Todo eso encaja, sin embargo siempre hay un obstáculo difícil de superar: la mentalidad.
Michael Jordan creció compitiendo en el seno de una estricta familia, cómo no, luchadora. Siendo un niño, soñaba con formar parte del equipo del instituto (Laney) donde su hermano, Larry, era la estrella local jugando como base. Michael no se perdía un partido.
James Jordan, padre de ambos y militar en el pasado, tuvo la lucrativa idea de colocar un aro en el patio de casa. Aquello se convertiría en el campo de batalla todas la tardes y parte de las noches de los hermanos Jordan que jugaban a cara perro sin ningún tipo de concesiones. Larry era mayor que Michael, así que este último recibía sonoras palizas de su hermano que además se regocijaba en sus victorias usando ese trash-talking del que tanto provecho ha sacado Air durante toda su carrera baloncestística. Eso sí, en un partillo ante Ron Artest le costó unas costillas rotas.
Michael idolatraba a su hermano, de hecho ha lucido el número 23 durante prácticamente toda su carrera porque era casi la mitad del número que llevaba Larry cuando era jugador, el 45. No obstante, Mike se prometió una y otra vez que no desistiría hasta darle la vuelta a la situación: vencer a su espejo, su modelo, su hermano mayor. Según las palabras de David Hart, manager del equipo de la universidad de North Carolina, en la cual estudió Air, Michael quería mucho a Larry. Hablaba de él a todas horas. Verdaderamente lo veneraba.

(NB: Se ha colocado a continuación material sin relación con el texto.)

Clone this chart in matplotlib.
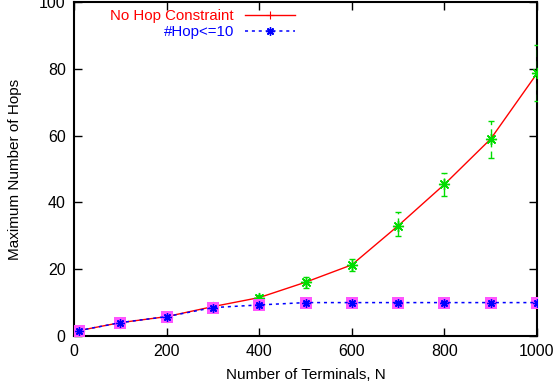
import matplotlib.pyplot as plt

plt.rcParams['font.family'] = ['Liberation Sans', 'DejaVu Sans']

# data
terminals = [10, 100, 200, 300, 400, 500, 600, 700, 800, 900, 1000]
hops_free = [1.6, 4.0, 5.8, 8.8, 11.5, 16.1, 21.3, 33.0, 45.4, 59.0, 78.6]
err_lo = [0.3, 0.4, 0.5, 0.8, 0.9, 1.8, 1.8, 3.0, 3.4, 5.6, 8.2]
err_hi = [0.3, 0.4, 0.5, 0.8, 0.8, 1.5, 1.9, 4.0, 3.3, 5.5, 8.5]
hops_limited = [1.6, 4.0, 5.8, 8.5, 9.3, 10.0, 10.0, 10.0, 10.0, 10.0, 10.0]

label_free = 'No Hop Constraint'
label_limited = '#Hop<=10'

asterisk = (8, 2, 0)

fig = plt.figure(figsize=(5.58, 3.85), dpi=100)
ax = fig.add_axes([74 / 558, 49 / 385, 463 / 558, 334 / 385])

h1, = ax.plot(terminals, hops_free, '-', color='red', lw=1, marker='+', ms=6, mew=0.8, zorder=3)

# green dashed error bars with asterisk markers
eb = ax.errorbar(terminals, hops_free, yerr=[err_lo, err_hi], fmt='none',
                 ecolor='#00dd00', elinewidth=1, capsize=2.5, capthick=1, zorder=4)
eb[2][0].set_linestyle((0, (5, 3)))
ax.plot(terminals, hops_free, ls='none', marker=asterisk, color='#00dd00', ms=8, mew=1, zorder=4)

ax.plot(terminals, hops_limited, 's', color='#ff55ff', ms=8, mew=0, zorder=5)
h2, = ax.plot(terminals, hops_limited, color='blue', ls=(0, (2, 2.5)), lw=1.1,
              marker=asterisk, ms=6, mew=1, zorder=6)

ax.set_xlim(0, 1000)
ax.set_ylim(0, 100)
ax.set_xticks(range(0, 1001, 200))
ax.set_yticks(range(0, 101, 20))
ax.tick_params(direction='in', length=6, width=1, top=True, right=True,
               labelsize=11.5, pad=6)
for sp in ax.spines.values():
    sp.set_linewidth(1.5)
ax.set_xlabel('Number of Terminals, N', fontsize=11, labelpad=6)
ax.set_ylabel('Maximum Number of Hops', fontsize=11, labelpad=12)

leg1 = ax.legend([h1], [label_free], loc='center right', bbox_to_anchor=(0.477, 0.958),
                 markerfirst=False, frameon=False, labelcolor=['red'], fontsize=10.8,
                 borderpad=0, borderaxespad=0, handlelength=3.3, handletextpad=0.75)
ax.add_artist(leg1)
ax.legend([h2], [label_limited], loc='center right', bbox_to_anchor=(0.477, 0.910),
          markerfirst=False, frameon=False, labelcolor=['blue'], fontsize=10.8,
          borderpad=0, borderaxespad=0, handlelength=3.3, handletextpad=0.75)

fig.savefig('out.png', dpi=100)
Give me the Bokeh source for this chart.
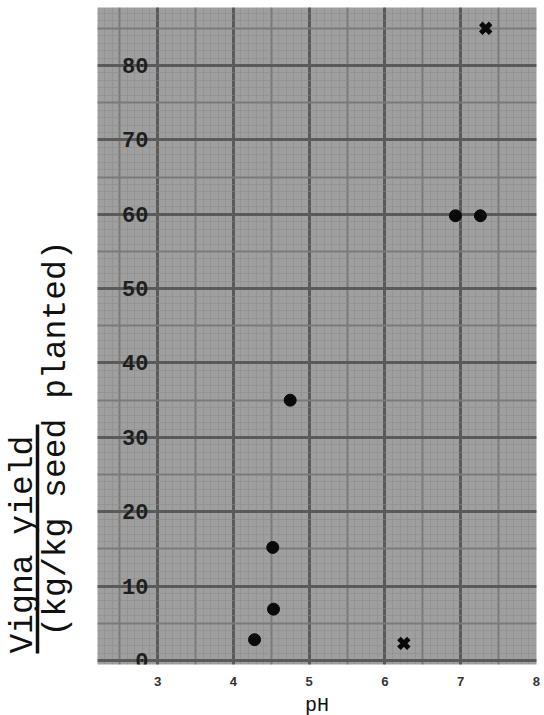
import math
from bokeh.plotting import figure
from bokeh.layouts import row
from bokeh.models import Range1d, Grid, SingleIntervalTicker, FixedTicker, ColumnDataSource
from bokeh.core.properties import value
from bokeh.embed import file_html
from bokeh.resources import INLINE

# ---- data ----
ph_circle = [4.28, 4.53, 4.52, 4.75, 6.93, 7.26]
yield_circle = [2.8, 6.9, 15.2, 35.0, 59.8, 59.8]
ph_cross = [6.25, 7.33]
yield_cross = [2.3, 85.0]
x_ticks = [3, 4, 5, 6, 7, 8]
y_ticks = [0, 10, 20, 30, 40, 50, 60, 70, 80]
y_tick_labels = ["0", "10", "20", "30", "40", "50", "60", "70", "80"]
title_line1 = "Vigna yield"
title_line2 = "(kg/kg seed planted)"
x_title = "pH"

FONT = value("Liberation Mono")
FRAME_H = 657
TOP = 7
BOTTOM = 51

# ---- left strip holding the rotated y title (1 data unit = 1 px) ----
t = figure(frame_width=97, frame_height=FRAME_H, x_range=Range1d(0, 97), y_range=Range1d(0, FRAME_H),
           toolbar_location=None, output_backend="svg",
           x_axis_type=None, y_axis_type=None,
           min_border_left=0, min_border_right=0, min_border_top=TOP, min_border_bottom=BOTTOM)
t.outline_line_color = None
t.background_fill_color = "white"
t.border_fill_color = "white"
t.text(x=[23], y=[11], text=[title_line1], angle=math.pi / 2,
       text_font=FONT, text_font_size="33px", text_color="#111111",
       text_align="left", text_baseline="alphabetic")
t.text(x=[56], y=[28], text=[title_line2], angle=math.pi / 2,
       text_font=FONT, text_font_size="33px", text_color="#111111",
       text_align="left", text_baseline="alphabetic")
t.segment(x0=[37], y0=[11], x1=[37], y1=[240], line_width=3.5, line_color="#111111")

# ---- main graph-paper plot ----
p = figure(frame_width=439, frame_height=FRAME_H, x_range=Range1d(2.208, 8.0), y_range=Range1d(-0.54, 87.80),
           toolbar_location=None, output_backend="svg",
           min_border_left=0, min_border_right=8, min_border_top=TOP, min_border_bottom=BOTTOM)
p.background_fill_color = "#9f9f9f"
p.border_fill_color = "white"
p.outline_line_color = None
p.grid.visible = False
p.yaxis.visible = False

for dim, minor, medium, major in [(0, 0.1, 0.5, 1.0), (1, 1, 5, 10)]:
    p.add_layout(Grid(dimension=dim, ticker=SingleIntervalTicker(interval=minor),
                      grid_line_color="#8a8a8a", grid_line_width=1, grid_line_alpha=0.5))
    p.add_layout(Grid(dimension=dim, ticker=SingleIntervalTicker(interval=medium),
                      grid_line_color="#7a7a7a", grid_line_width=2))
    p.add_layout(Grid(dimension=dim, ticker=SingleIntervalTicker(interval=major),
                      grid_line_color="#5a5a5a", grid_line_width=3))

xa = p.xaxis[0]
xa.ticker = FixedTicker(ticks=x_ticks)
xa.axis_line_color = None
xa.major_tick_line_color = None
xa.minor_tick_line_color = None
xa.major_label_standoff = 6
xa.major_label_text_font = "Liberation Mono"
xa.major_label_text_font_size = "13px"
xa.major_label_text_font_style = "bold"
xa.major_label_text_color = "#333333"
xa.axis_label = x_title
xa.axis_label_text_font = "Liberation Mono"
xa.axis_label_text_font_size = "20px"
xa.axis_label_text_font_style = "normal"
xa.axis_label_text_color = "#111111"
xa.axis_label_standoff = 5

lab = ColumnDataSource(dict(y=y_ticks, text=y_tick_labels))
p.text(x=2.88, y="y", text="text", source=lab, text_font=FONT, text_font_size="22px",
       text_font_style="bold", text_color="#1e1e1e", text_align="right", text_baseline="middle")

p.scatter(ph_circle, yield_circle, marker="circle", size=12, fill_color="#0a0a0a", line_color="#0a0a0a")
p.scatter(ph_cross, yield_cross, marker="x", size=14, line_width=5, line_color="#0a0a0a")

layout = row(t, p)
open("out.html", "w").write(file_html(layout, INLINE))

Con el tiempo Michael Jeffrey Jordan no sólo doblegó a su hermano en aquellos partidillos tan personales que jugaban en el patio de casa, sino que además se sobrepuso al descarte que Fred Lynch hizo a nuestro protagonista al no incluirlo en el equipo del instituto. El señor Lynch y Larry fueron decisivos en el desarrollo madurativo de Michael pues mostraron al escolta que competir en el deporte, y por qué no, en la vida, no consiste en jugar para la grada, ni siquiera para uno mismo. Competir es motivarse ante las adversidades. Salir vencido no es susceptible de arrojar la toalla sino de que estás ante un reto.

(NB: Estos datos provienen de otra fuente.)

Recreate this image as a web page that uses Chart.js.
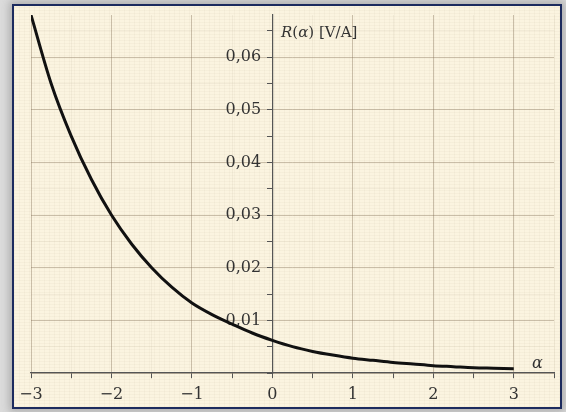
<!DOCTYPE html>
<html>
<head>
<meta charset="utf-8">
<script src="https://cdn.jsdelivr.net/npm/chart.js@4.4.1/dist/chart.umd.min.js"></script>
<style>
  html, body {
    margin: 0;
    padding: 0;
    width: 566px;
    height: 412px;
    overflow: hidden;
    background: #dcdcdc;
  }
  #frame {
    position: absolute;
    left: 12px;
    top: 4px;
    width: 546px;
    height: 401px;
    border: 2px solid #1c2b5e;
    background-color: #fbf4e0;
    background-image:
      repeating-linear-gradient(0deg, rgba(150, 130, 100, 0.05) 0px, rgba(150, 130, 100, 0.05) 1px, transparent 1px, transparent 3px),
      repeating-linear-gradient(90deg, rgba(150, 130, 100, 0.05) 0px, rgba(150, 130, 100, 0.05) 1px, transparent 1px, transparent 5px);
    box-shadow: 0 0 8px 3px rgba(120, 120, 120, 0.45);
  }
  #chart {
    position: absolute;
    left: 0;
    top: 0;
  }
</style>
</head>
<body>
<div id="frame"></div>
<canvas id="chart" width="566" height="412"></canvas>
<script>
// R(alpha) curve
const alphaValues = [-3, -2.75, -2.5, -2.25, -2, -1.75, -1.5, -1.25, -1, -0.75, -0.5, -0.25,
  0, 0.25, 0.5, 0.75, 1, 1.25, 1.5, 1.75, 2, 2.25, 2.5, 2.75, 3];
const resistance = [0.068, 0.055, 0.045, 0.0368, 0.030, 0.0245, 0.020, 0.0163, 0.0133, 0.0111, 0.0093, 0.0076,
  0.0062, 0.0050, 0.0041, 0.0034, 0.0028, 0.0024, 0.0020, 0.0017, 0.0014, 0.0012, 0.0010, 0.0009, 0.0008];

// axis ticks
const xTicks = [-3, -2.5, -2, -1.5, -1, -0.5, 0, 0.5, 1, 1.5, 2, 2.5, 3, 3.5];
const xTickLabels = ["\u22123", "", "\u22122", "", "\u22121", "", "0", "", "1", "", "2", "", "3", ""];
const yTicks = [0, 0.005, 0.01, 0.015, 0.02, 0.025, 0.03, 0.035, 0.04, 0.045, 0.05, 0.055, 0.06, 0.065];
const yTickLabels = ["", "", "0,01", "", "0,02", "", "0,03", "", "0,04", "", "0,05", "", "0,06", ""];

const majorGrid = "rgba(130, 110, 85, 0.40)";
const minorGrid = "rgba(130, 110, 85, 0.07)";
const axisColor = "#555";
const textFont = { family: "'DejaVu Serif', serif", size: 16 };
// label gap from the y axis (axis-centred scales ignore ticks.padding)
const yGap = "\u2002\u2009";

/** axis captions: R(α) [V/A] and α */
const axisCaptions = {
  id: "axisCaptions",
  afterDraw(chart) {
    const ctx = chart.ctx;
    ctx.save();
    ctx.fillStyle = "#333";
    ctx.textBaseline = "alphabetic";
    const parts = [
      ["italic 15px 'DejaVu Serif', serif", "R"],
      ["15px 'DejaVu Serif', serif", "("],
      ["italic 15px 'DejaVu Serif', serif", "\u03b1"],
      ["15px 'DejaVu Serif', serif", ") [V/A]"],
    ];
    let x = 281;
    parts.forEach(([font, txt]) => {
      ctx.font = font;
      ctx.fillText(txt, x, 37);
      x += ctx.measureText(txt).width;
    });
    ctx.font = "italic 16px 'DejaVu Serif', serif";
    ctx.fillText("\u03b1", 532, 368);
    ctx.restore();
  },
};

const ctx = document.getElementById("chart").getContext("2d");
new Chart(ctx, {
  type: "line",
  data: {
    datasets: [
      {
        data: alphaValues.map((a, i) => ({ x: a, y: resistance[i] })),
        borderColor: "#111",
        borderWidth: 3,
        pointRadius: 0,
        cubicInterpolationMode: "monotone",
        fill: false,
      },
    ],
  },
  options: {
    responsive: false,
    animation: false,
    layout: {
      padding: { left: 31, right: 12, top: 15, bottom: 39 },
    },
    scales: {
      x: {
        type: "linear",
        position: { y: 0 },
        min: -3,
        max: 3.5,
        afterBuildTicks: (scale) => {
          scale.ticks = xTicks.map((v) => ({ value: v }));
        },
        ticks: {
          autoSkip: false,
          maxRotation: 0,
          padding: 7,
          color: "#333",
          font: textFont,
          callback: (v) => xTickLabels[xTicks.indexOf(v)],
        },
        grid: {
          color: (c) => (Number.isInteger(c.tick && c.tick.value) ? majorGrid : minorGrid),
          tickColor: axisColor,
          tickLength: 5,
        },
        border: { color: axisColor, width: 1.2 },
      },
      y: {
        type: "linear",
        position: { x: 0 },
        min: 0,
        max: 0.068,
        afterBuildTicks: (scale) => {
          scale.ticks = yTicks.map((v) => ({ value: v }));
        },
        ticks: {
          autoSkip: false,
          color: "#333",
          font: textFont,
          callback: (v) => {
            const lbl = yTickLabels[yTicks.findIndex((t) => Math.abs(t - v) < 1e-9)];
            return lbl ? lbl + yGap : "";
          },
        },
        grid: {
          color: (c) => {
            const v = c.tick ? c.tick.value : 0;
            return Math.abs(v * 100 - Math.round(v * 100)) < 1e-6 ? majorGrid : minorGrid;
          },
          tickColor: axisColor,
          tickLength: 5,
        },
        border: { color: axisColor, width: 1.2 },
      },
    },
    plugins: {
      legend: { display: false },
      tooltip: { enabled: false },
    },
  },
  plugins: [axisCaptions],
});
</script>
</body>
</html>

Sé que han pasado años, pero sigo negándome a tomar nada por sentado. Me preparo para cada partido. Necesito ese tipo de intensidad. Eso es lo que me mantiene en marcha aseveró Air en su momento a los medios de comunicación norteamericanos.
Tras esas palabras y otras muchas más canastas de este fenómeno deportista concluyo este ensayo con la firme convicción de que para ser mejor que él hace falta mucho más que ser un gran jugador de baloncesto, porque Michael Jordan nunca voló para que le viéramos encestar, se alzó para vencerte, fueras quien fueras.